If that sounds weird and maybe illegal, that’s because it is: Both federal and state law bar post-election changes to election law from being applied retroactively. But, as I say, the court battles continue.
State Democratic Party chair Anderson Clayton said this month that this isn’t just about one Supreme Court seat.
“Today it’s a Supreme Court race in our state, but in 2026 it’s a United States House of Representatives seat,” she said. “It’s a governor’s seat. It’s any race that Republicans lose on the margins in places where voters tend to balance their ballots.”
State Rep. Phil Rubin, D-Wake County, has introduced a bill to make clear that election-law changes can’t be enforced retroactively. It also would bar ballots from being struck for purely clerical reasons.

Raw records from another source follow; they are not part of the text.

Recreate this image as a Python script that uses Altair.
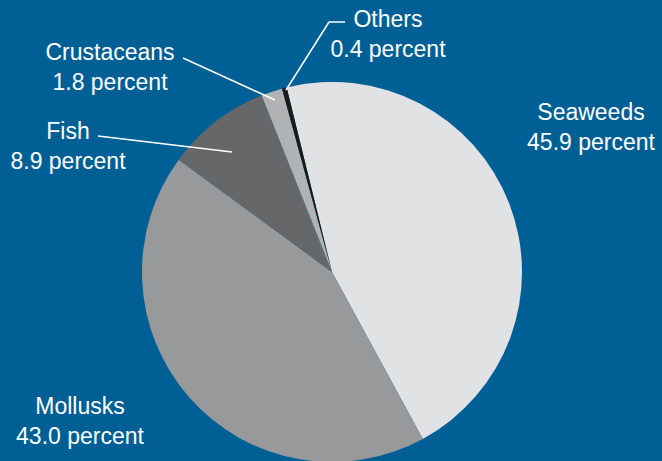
import math
import altair as alt
import pandas as pd

categories = ["Seaweeds", "Mollusks", "Fish", "Crustaceans", "Others"]
values = [45.9, 43.0, 8.9, 1.8, 0.4]
colors = ["#e1e2e4", "#98999b", "#666769", "#b1b2b4", "#1a1a1a"]

# label layout (pixel positions of label centres)
label_x = [591, 80, 68, 110, 388]
label_y = [113, 407, 132, 53, 20]

# leader lines (x, y, x2, y2)
leaders = [
    (183, 58, 275, 100),
    (98, 136, 232, 152),
    (286, 90, 329, 22),
    (329, 22, 345, 22),
]

df = pd.DataFrame({
    "category": categories,
    "value": values,
    "order": list(range(len(categories))),
})

start = 2 * math.pi - math.radians(13.8)
cx, cy, r = 332, 272, 190
W, H = 662, 461
font = "Liberation Sans"
bg = "#006096"

pie = alt.Chart(df).mark_arc(outerRadius=r, stroke=None).encode(
    theta=alt.Theta("value:Q", stack=True,
                    scale=alt.Scale(range=[start, start + 2 * math.pi])),
    order=alt.Order("order:Q"),
    color=alt.Color("category:N", scale=alt.Scale(domain=categories, range=colors), legend=None),
    x=alt.value(cx),
    y=alt.value(cy),
)

lab = pd.DataFrame({
    "line1": categories,
    "line2": [f"{v:.1f} percent" for v in values],
    "lx": label_x,
    "ly": label_y,
})

xs = alt.Scale(domain=[0, W], range=[0, W])
ys = alt.Scale(domain=[0, H], range=[0, H])

t1 = alt.Chart(lab).mark_text(font=font, fontSize=23, color="white",
                              align="center", baseline="middle").encode(
    x=alt.X("lx:Q", scale=xs, axis=None),
    y=alt.Y("ly:Q", scale=ys, axis=None),
    text="line1:N",
)
t2 = alt.Chart(lab).mark_text(font=font, fontSize=23, color="white",
                              align="center", baseline="middle", dy=29.5).encode(
    x=alt.X("lx:Q", scale=xs, axis=None),
    y=alt.Y("ly:Q", scale=ys, axis=None),
    text="line2:N",
)

ld = pd.DataFrame(leaders, columns=["x", "y", "x2", "y2"])
rules = alt.Chart(ld).mark_rule(color="white", strokeWidth=1.5).encode(
    x=alt.X("x:Q", scale=xs, axis=None),
    y=alt.Y("y:Q", scale=ys, axis=None),
    x2="x2:Q",
    y2="y2:Q",
)

chart = alt.layer(pie, rules, t1, t2).resolve_scale(
    color="independent"
).properties(
    width=W, height=H, background=bg, padding=0,
    autosize=alt.AutoSizeParams(type="none"),
).configure_view(stroke=None)

chart.save("out.html", embed_options={"renderer": "svg", "actions": False})
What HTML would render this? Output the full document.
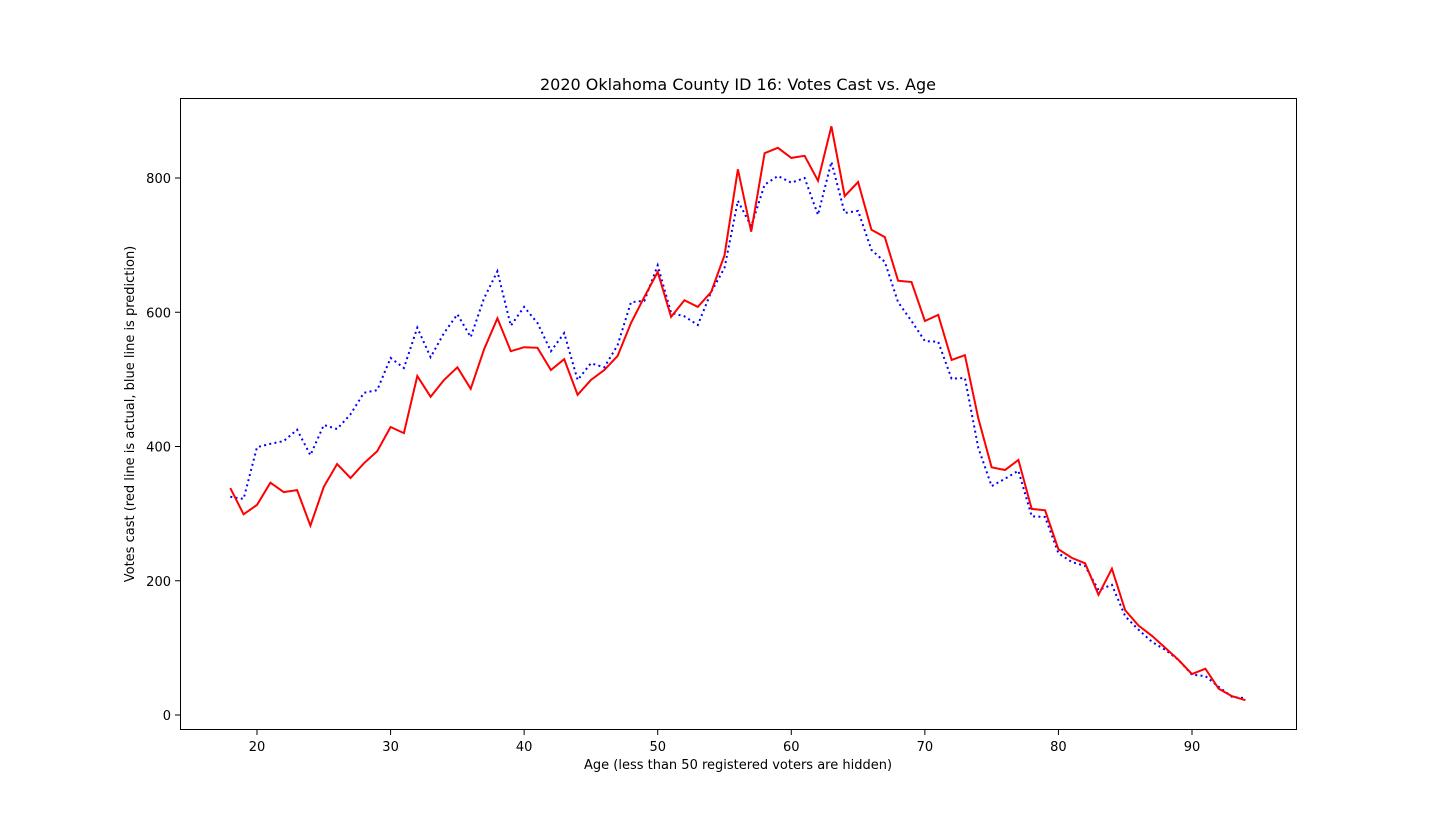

“You can’t throw out votes by changing the rules of an election after it’s finished,” Rubin said. “Doing that disenfranchises the voters who relied on those procedures. It violates their fundamental right to vote and to due process.”
He added: “What is rewarded is repeated, and even though he will lose his challenges in the end, Judge Griffin’s tactics have lasted long enough that we should count on seeing them nationwide in future elections. That is why we have to act now.”
To that I’ll just add Alexander’s Axiom of Politics: If you have to cheat to win, your ideas suck.